Desde los 60´, gracias a la píldora anticonceptiva, fue definiéndose otra imagen de la mujer contemporánea, que dejaba de estar sometida al hombre, que estaba en condiciones de desgraciarla y huir, sin que ella pudiera hacer otra cosa que lamentarse de su suerte, para entrar en otra situación, en la que ella decidía cuándo aceptaba embarazarse, cuándo disfrutaba sin compromisos ni temores, la sexualidad que antes debía negociar.
Uno de las fantasías más temidas por los hombres tomaba cuerpo: las mujeres no dependerían más del capricho masculino, que en un momento las endiosaba y en el siguiente las hundía en el oprobio. Ellas disponían de sus propios ingresos, ganados de manera lícita (no como en el pasado, cuando no les quedaban muchas alternativas fuera de la prostitución) eran consideradas miembros productivos de la sociedad, y en el ámbito privado tomaban la iniciativa también sobre lo sexual.
Elegían pareja sin atender presiones familiares, tal como elegían los zapatos o peinados que consideraban más satisfactorios, desechando aquellos que no les convenían. Los hombres de la modernidad se vieron obligados a reconocer que en la intimidad ellos iban a verse obligados a rendir examen de suficiencia, en un terreno que tradicionalmente habían considerado su coto de caza.
Hoy las mujeres de buena parte del planeta alcanzan un nivel de escolaridad superior al masculino. Las tasas femeninas de asistencia escolar son más altas que aquellas de los hombres y se demuestran más responsables en el estudio, por lo que egresan antes. El acceso a roles de creciente responsabilidad, tanto en sus empleos como cuando sostén de sus hogares, afirma una independencia que comenzó a plantearse hace medio siglo y no se ha revertido.
Alicia Moreau de Justo

De los trabajos de la tierra, el único que va a conseguir una mujer es el trabajo de poda. No, el patrón poda a la mujer le da, que la mujer acompañe al marido sí, pero sola no, será que a lo mejor el patrón piensa que las mujeres no sabemos podar. (…) Quizás las mujeres son mejores que algunos hombres para la poda, porque por ahí los hombres, por hacer más rápido el trabajo, cortan mal y, a lo mejor, una hace más prolijo el trabajo. (Claudia: citada en Elena Mingo: Género y Trabajo: la participación laboral de las mujeres en la agricultura del Valle de Uco, Mendoza, Argentina)

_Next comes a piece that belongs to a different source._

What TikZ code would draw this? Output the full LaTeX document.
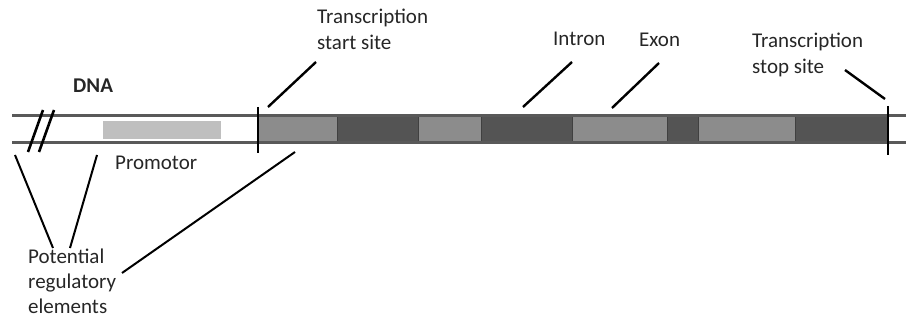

Ámbitos que hasta no hace mucho se consideraban reservados para los hombres, como el periodismo político, deportivo o económico, son ocupados hoy por mujeres, sin que nadie tenga que justificar la situación como un experimento por el cual hay que pedir disculpa a los más conservadores. La pesca, la minería y la construcción son todavía ámbitos masculinos donde trae mala suerte incluir mujeres. El culto católico sigue resistiéndose a la incorporación de mujeres en roles similares a los de los hombres, pero en otras iglesias cristianas eso comienza a variar.
Ellas están ahí (vale decir, por todas partes) y si en algunas actividades son discriminadas, buscan a otras mujeres que las defienden en Tribunales. Si sus parejas las defraudan, se divorcian sin tener que buscar engorrosas pruebas de infidelidad. Si las abandonan con hijos no reconocidos, exigen exámenes de ADN. Todavía son insultadas, golpeadas y asesinadas por los más recalcitrantes partidarios del viejo orden paternalista, pero la condena de la sociedad (aunque tardía) llega a ejecutarse, mientras que en el pasado la mayor parte de esos crímenes quedaban impunes.